On the De-duplication of LAION-2B
This addresses copyright and usability problems for researchers and developers using large image datasets like LAION-2B for training generative models, though it is incremental as it applies existing methods to new data.
The paper tackled the problem of duplicated images in the LAION-2B dataset, which poses copyright issues for generative models, and found that roughly 700 million images (30%) are likely duplicated using an efficient algorithmic chain.
Generative models, such as DALL-E, Midjourney, and Stable Diffusion, have societal implications that extend beyond the field of computer science. These models require large image databases like LAION-2B, which contain two billion images. At this scale, manual inspection is difficult and automated analysis is challenging. In addition, recent studies show that duplicated images pose copyright problems for models trained on LAION2B, which hinders its usability.
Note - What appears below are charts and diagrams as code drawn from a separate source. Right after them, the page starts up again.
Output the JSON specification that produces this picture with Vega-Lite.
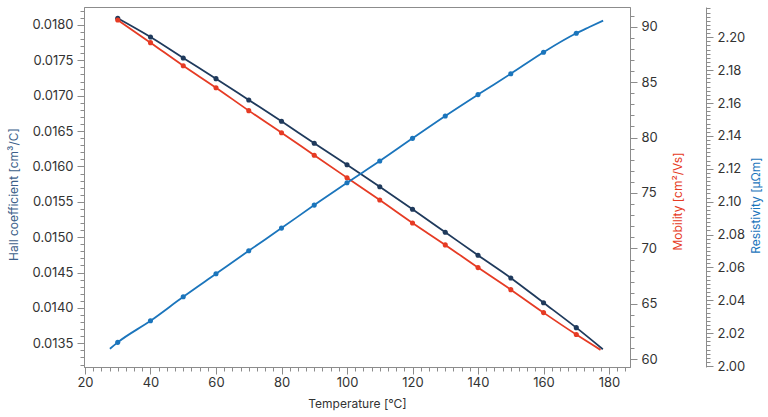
{
  "$schema": "https://vega.github.io/schema/vega-lite/v6.json",
  "autosize": {"type": "none"},
  "padding": {"left": 84, "top": 7, "right": 138, "bottom": 50},
  "width": 546,
  "height": 360,
  "background": "white",
  "config": {
    "font": "Inter",
    "view": {"stroke": "#8c8c8c", "strokeWidth": 1},
    "axis": {
      "grid": false,
      "domainColor": "#8c8c8c",
      "tickColor": "#8c8c8c",
      "labelColor": "#333333",
      "labelFontSize": 13,
      "labelFont": "Inter",
      "titleFont": "Inter",
      "titleFontSize": 12,
      "titleFontWeight": "normal",
      "labelOverlap": false,
      "labelFlush": false
    }
  },
  "data": {
    "values": [
      {"T": 30, "series": "Hall", "value": 0.018095, "measured": true},
      {"T": 40, "series": "Hall", "value": 0.01783, "measured": true},
      {"T": 50, "series": "Hall", "value": 0.017534, "measured": true},
      {"T": 60, "series": "Hall", "value": 0.017241, "measured": true},
      {"T": 70, "series": "Hall", "value": 0.01694, "measured": true},
      {"T": 80, "series": "Hall", "value": 0.016639, "measured": true},
      {"T": 90, "series": "Hall", "value": 0.016328, "measured": true},
      {"T": 100, "series": "Hall", "value": 0.016025, "measured": true},
      {"T": 110, "series": "Hall", "value": 0.015714, "measured": true},
      {"T": 120, "series": "Hall", "value": 0.015395, "measured": true},
      {"T": 130, "series": "Hall", "value": 0.01507, "measured": true},
      {"T": 140, "series": "Hall", "value": 0.014744, "measured": true},
      {"T": 150, "series": "Hall", "value": 0.014424, "measured": true},
      {"T": 160, "series": "Hall", "value": 0.014074, "measured": true},
      {"T": 170, "series": "Hall", "value": 0.013721, "measured": true},
      {"T": 178.1, "series": "Hall", "value": 0.013416, "measured": false},
      {"T": 30, "series": "Mobility", "value": 90.6, "measured": true},
      {"T": 40, "series": "Mobility", "value": 88.56, "measured": true},
      {"T": 50, "series": "Mobility", "value": 86.48, "measured": true},
      {"T": 60, "series": "Mobility", "value": 84.5, "measured": true},
      {"T": 70, "series": "Mobility", "value": 82.43, "measured": true},
      {"T": 80, "series": "Mobility", "value": 80.44, "measured": true},
      {"T": 90, "series": "Mobility", "value": 78.4, "measured": true},
      {"T": 100, "series": "Mobility", "value": 76.38, "measured": true},
      {"T": 110, "series": "Mobility", "value": 74.37, "measured": true},
      {"T": 120, "series": "Mobility", "value": 72.3, "measured": true},
      {"T": 130, "series": "Mobility", "value": 70.32, "measured": true},
      {"T": 140, "series": "Mobility", "value": 68.27, "measured": true},
      {"T": 150, "series": "Mobility", "value": 66.28, "measured": true},
      {"T": 160, "series": "Mobility", "value": 64.21, "measured": true},
      {"T": 170, "series": "Mobility", "value": 62.23, "measured": true},
      {"T": 177.4, "series": "Mobility", "value": 60.85, "measured": false},
      {"T": 27.6, "series": "Resistivity", "value": 2.0105, "measured": false},
      {"T": 30, "series": "Resistivity", "value": 2.0144, "measured": true},
      {"T": 40, "series": "Resistivity", "value": 2.0275, "measured": true},
      {"T": 50, "series": "Resistivity", "value": 2.0421, "measured": true},
      {"T": 60, "series": "Resistivity", "value": 2.0561, "measured": true},
      {"T": 70, "series": "Resistivity", "value": 2.0701, "measured": true},
      {"T": 80, "series": "Resistivity", "value": 2.0839, "measured": true},
      {"T": 90, "series": "Resistivity", "value": 2.0979, "measured": true},
      {"T": 100, "series": "Resistivity", "value": 2.1115, "measured": true},
      {"T": 110, "series": "Resistivity", "value": 2.1247, "measured": true},
      {"T": 120, "series": "Resistivity", "value": 2.1385, "measured": true},
      {"T": 130, "series": "Resistivity", "value": 2.1521, "measured": true},
      {"T": 140, "series": "Resistivity", "value": 2.1651, "measured": true},
      {"T": 150, "series": "Resistivity", "value": 2.1778, "measured": true},
      {"T": 160, "series": "Resistivity", "value": 2.1909, "measured": true},
      {"T": 170, "series": "Resistivity", "value": 2.2024, "measured": true},
      {"T": 174, "series": "Resistivity", "value": 2.2062, "measured": false},
      {"T": 178.2, "series": "Resistivity", "value": 2.2101, "measured": false}
    ]
  },
  "encoding": {
    "x": {
      "field": "T",
      "type": "quantitative",
      "scale": {"domain": [19.7, 186.4], "nice": false, "zero": false},
      "axis": {
        "title": "Temperature [°C]",
        "titleColor": "#333333",
        "titlePadding": 9,
        "labelPadding": 2,
        "values": [20, 22.5, 25, 27.5, 30, 32.5, 35, 37.5, 40, 42.5, 45, 47.5, 50, 52.5, 55, 57.5, 60, 62.5, 65, 67.5, 70, 72.5, 75, 77.5, 80, 82.5, 85, 87.5, 90, 92.5, 95, 97.5, 100, 102.5, 105, 107.5, 110, 112.5, 115, 117.5, 120, 122.5, 125, 127.5, 130, 132.5, 135, 137.5, 140, 142.5, 145, 147.5, 150, 152.5, 155, 157.5, 160, 162.5, 165, 167.5, 170, 172.5, 175, 177.5, 180, 182.5, 185],
        "labelExpr": "datum.value % 20 === 0 ? datum.label : ''",
        "tickSize": {"condition": {"test": "datum.value % 20 === 0", "value": 7}, "value": 4}
      }
    }
  },
  "layer": [
    {
      "transform": [{"filter": "datum.series === 'Hall'"}],
      "encoding": {
        "y": {
          "field": "value",
          "type": "quantitative",
          "scale": {"domain": [0.013165, 0.018254], "nice": false, "zero": false},
          "axis": {
            "orient": "left",
            "title": "Hall coefficient [cm³/C]",
            "titleColor": "#3d5f8a",
            "titlePadding": 11,
            "titleY": 187,
            "labelPadding": 4,
            "values": [0.0132, 0.0133, 0.0134, 0.0135, 0.0136, 0.0137, 0.0138, 0.0139, 0.014, 0.0141, 0.0142, 0.0143, 0.0144, 0.0145, 0.0146, 0.0147, 0.0148, 0.0149, 0.015, 0.0151, 0.0152, 0.0153, 0.0154, 0.0155, 0.0156, 0.0157, 0.0158, 0.0159, 0.016, 0.0161, 0.0162, 0.0163, 0.0164, 0.0165, 0.0166, 0.0167, 0.0168, 0.0169, 0.017, 0.0171, 0.0172, 0.0173, 0.0174, 0.0175, 0.0176, 0.0177, 0.0178, 0.0179, 0.018, 0.0181, 0.0182],
            "labelExpr": "round(datum.value * 10000) % 5 === 0 ? format(datum.value, '.4f') : ''",
            "tickSize": {"condition": {"test": "round(datum.value * 10000) % 5 === 0", "value": 7}, "value": 4}
          }
        }
      },
      "layer": [
        {"mark": {"type": "line", "color": "#1f3a5c", "strokeWidth": 1.8, "interpolate": "monotone"}},
        {
          "transform": [{"filter": "datum.measured"}],
          "mark": {"type": "point", "filled": true, "opacity": 1, "color": "#1f3a5c", "size": 26}
        }
      ]
    },
    {
      "transform": [{"filter": "datum.series === 'Mobility'"}],
      "encoding": {
        "y": {
          "field": "value",
          "type": "quantitative",
          "scale": {"domain": [59.305, 91.777], "nice": false, "zero": false},
          "axis": {
            "orient": "right",
            "title": "Mobility [cm²/Vs]",
            "titleColor": "#e63b24",
            "titleAngle": -90,
            "titlePadding": 27,
            "titleY": 194,
            "labelPadding": 4,
            "values": [60, 61, 62, 63, 64, 65, 66, 67, 68, 69, 70, 71, 72, 73, 74, 75, 76, 77, 78, 79, 80, 81, 82, 83, 84, 85, 86, 87, 88, 89, 90, 91],
            "labelExpr": "datum.value % 5 === 0 ? datum.label : ''",
            "tickSize": {"condition": {"test": "datum.value % 5 === 0", "value": 7}, "value": 4}
          }
        }
      },
      "layer": [
        {"mark": {"type": "line", "color": "#e63b24", "strokeWidth": 1.8, "interpolate": "monotone"}},
        {
          "transform": [{"filter": "datum.measured"}],
          "mark": {"type": "point", "filled": true, "opacity": 1, "color": "#e63b24", "size": 26}
        }
      ]
    },
    {
      "transform": [{"filter": "datum.series === 'Resistivity'"}],
      "encoding": {
        "y": {
          "field": "value",
          "type": "quantitative",
          "scale": {"domain": [1.9994, 2.2184], "nice": false, "zero": false},
          "axis": {
            "orient": "right",
            "offset": 76,
            "title": "Resistivity [µΩm]",
            "titleColor": "#1b75bc",
            "titleAngle": -90,
            "titlePadding": 18,
            "titleY": 198,
            "labelPadding": 4,
            "values": [2, 2.0025, 2.005, 2.0075, 2.01, 2.0125, 2.015, 2.0175, 2.02, 2.0225, 2.025, 2.0275, 2.03, 2.0325, 2.035, 2.0375, 2.04, 2.0425, 2.045, 2.0475, 2.05, 2.0525, 2.055, 2.0575, 2.06, 2.0625, 2.065, 2.0675, 2.07, 2.0725, 2.075, 2.0775, 2.08, 2.0825, 2.085, 2.0875, 2.09, 2.0925, 2.095, 2.0975, 2.1, 2.1025, 2.105, 2.1075, 2.11, 2.1125, 2.115, 2.1175, 2.12, 2.1225, 2.125, 2.1275, 2.13, 2.1325, 2.135, 2.1375, 2.14, 2.1425, 2.145, 2.1475, 2.15, 2.1525, 2.155, 2.1575, 2.16, 2.1625, 2.165, 2.1675, 2.17, 2.1725, 2.175, 2.1775, 2.18, 2.1825, 2.185, 2.1875, 2.19, 2.1925, 2.195, 2.1975, 2.2, 2.2025, 2.205, 2.2075, 2.21, 2.2125, 2.215, 2.2175],
            "labelExpr": "round(datum.value * 400) % 8 === 0 ? format(datum.value, '.2f') : ''",
            "tickSize": {"condition": {"test": "round(datum.value * 400) % 8 === 0", "value": 7}, "value": 4}
          }
        }
      },
      "layer": [
        {"mark": {"type": "line", "color": "#1b75bc", "strokeWidth": 1.8, "interpolate": "monotone"}},
        {
          "transform": [{"filter": "datum.measured"}],
          "mark": {"type": "point", "filled": true, "opacity": 1, "color": "#1b75bc", "size": 26}
        }
      ]
    }
  ],
  "resolve": {"scale": {"y": "independent"}}
}
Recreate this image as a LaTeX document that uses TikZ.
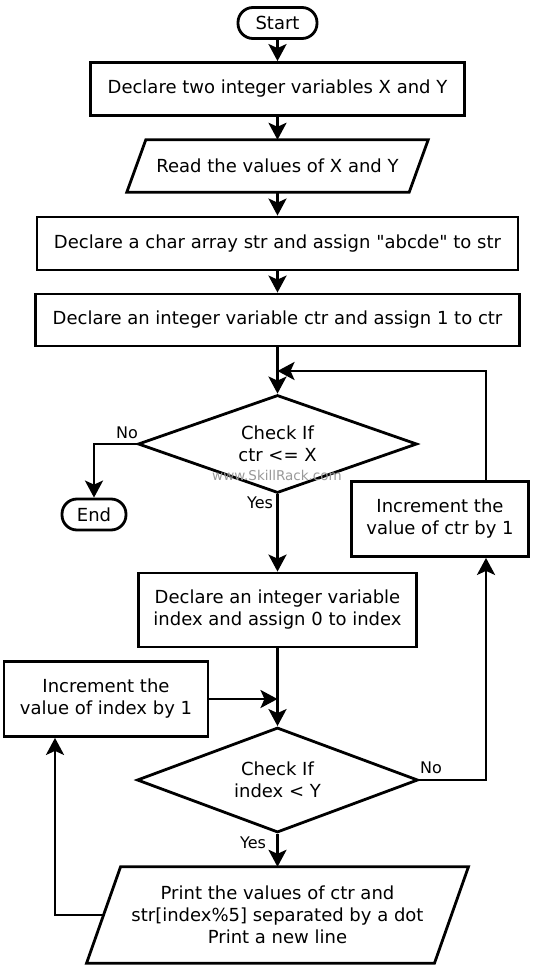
\documentclass[tikz,border=0pt]{standalone}
\usepackage{fontspec}
\setmainfont{DejaVu Sans}[Ligatures=TeXOff]
\usetikzlibrary{shapes.geometric,arrows.meta}
\begin{document}
\begin{tikzpicture}[x=1pt,y=-1pt,
  every node/.style={font=\fontsize{18}{22}\selectfont},
  line/.style={line width=2.8pt},
  arr/.style={line width=2.8pt,-{Stealth[length=17pt,width=18pt,inset=4pt]}},
  proc/.style={draw,line width=2.8pt,rectangle,align=center,inner sep=0pt},
  term/.style={draw,line width=2.8pt,rounded corners=15pt,inner sep=0pt,minimum height=31pt},
  decis/.style={draw,line width=2.8pt,diamond,aspect=2.8,inner sep=0pt,align=center},
  io/.style={align=center,inner sep=0pt},
  lbl/.style={font=\fontsize{16}{19}\selectfont,inner sep=0pt},
  wmark/.style={font=\fontsize{13.5}{16}\selectfont,text=black!40,inner sep=0pt},
]
\useasboundingbox (0,0) rectangle (535,973);

% nodes
\node[term,minimum width=79pt] (start) at (277.5,23) {Start};
\node[proc,minimum width=374pt,minimum height=53pt] (b1) at (277.5,89) {Declare two integer variables X and Y};
\node[io,minimum width=282pt,minimum height=52pt] (read) at (277.5,166) {Read the values of X and Y};
\draw[line] ([xshift=9.5pt]read.north west) -- ([xshift=9.5pt]read.north east) -- ([xshift=-9.5pt]read.south east) -- ([xshift=-9.5pt]read.south west) -- cycle;
\node[proc,minimum width=481pt,minimum height=53pt] (b3) at (277.5,243.5) {Declare a char array str and assign "abcde" to str};
\node[proc,minimum width=484pt,minimum height=52pt] (b4) at (277.5,320) {Declare an integer variable ctr and assign 1 to ctr};
\node[decis,minimum width=279pt,minimum height=98pt] (d1) at (277.5,444) {Check If\\ctr <= X};
\node[wmark] (wm) at (277,475) {www.SkillRack.com};
\node[lbl] (no1) at (127,433) {No};
\node[lbl] (yes1) at (260,503) {Yes};
\node[term,minimum width=64pt] (end) at (94,514.5) {End};
\node[proc,minimum width=177pt,minimum height=75pt] (ctr) at (440,519) {Increment the\\value of ctr by 1};
\node[proc,minimum width=278pt,minimum height=74pt] (b5) at (277.5,610) {Declare an integer variable\\index and assign 0 to index};
\node[proc,minimum width=204pt,minimum height=75pt] (inc) at (106,699) {Increment the\\value of index by 1};
\node[decis,minimum width=281pt,minimum height=105pt] (d2) at (277.5,780) {Check If\\index < Y};
\node[lbl] (no2) at (431,768) {No};
\node[lbl] (yes2) at (253,843) {Yes};
\node[io,minimum width=347.5pt,minimum height=96pt] (print) at (277.5,915) {Print the values of ctr and\\str[index\%5] separated by a dot\\Print a new line};
\draw[line] ([xshift=17pt]print.north west) -- ([xshift=17pt]print.north east) -- ([xshift=-17pt]print.south east) -- ([xshift=-17pt]print.south west) -- cycle;

% helper coordinates
\coordinate (j1) at (277.5,371);
\coordinate (rc) at (486,780);
\coordinate (lc) at (94,444);
\coordinate (j2) at (277.5,699);
\coordinate (lp) at (55,915);

% connectors
\draw[arr] (start.south) -- (b1.north);
\draw[arr] (b1.south) -- (read.north);
\draw[arr] (read.south) -- (b3.north);
\draw[arr] (b3.south) -- (b4.north);
\draw[arr] (b4.south) -- (d1.north);
\draw[arr] (d1.west) -- (lc) -- (end.north);
\draw[arr] (d1.south) -- (b5.north);
\draw[arr] (b5.south) -- (d2.north);
\draw[arr] (inc.east) -- (j2);
\draw[arr] (d2.south) -- (print.north);
\draw[arr] (print.west) -- (lp) -- (lp |- inc.south);
\draw[arr] (d2.east) -- (rc) -- (rc |- ctr.south);
\draw[arr] (rc |- ctr.north) -- (rc |- j1) -- (j1);
\end{tikzpicture}
\end{document}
This paper proposes an algorithmic chain that runs with modest compute, that compresses CLIP features to enable efficient duplicate detection, even for vast image volumes. Our approach demonstrates that roughly 700 million images, or about 30\%, of LAION-2B's images are likely duplicated. Our method also provides the histograms of duplication on this dataset, which we use to reveal more examples of verbatim copies by Stable Diffusion and further justify the approach. The current version of the de-duplicated set will be distributed online.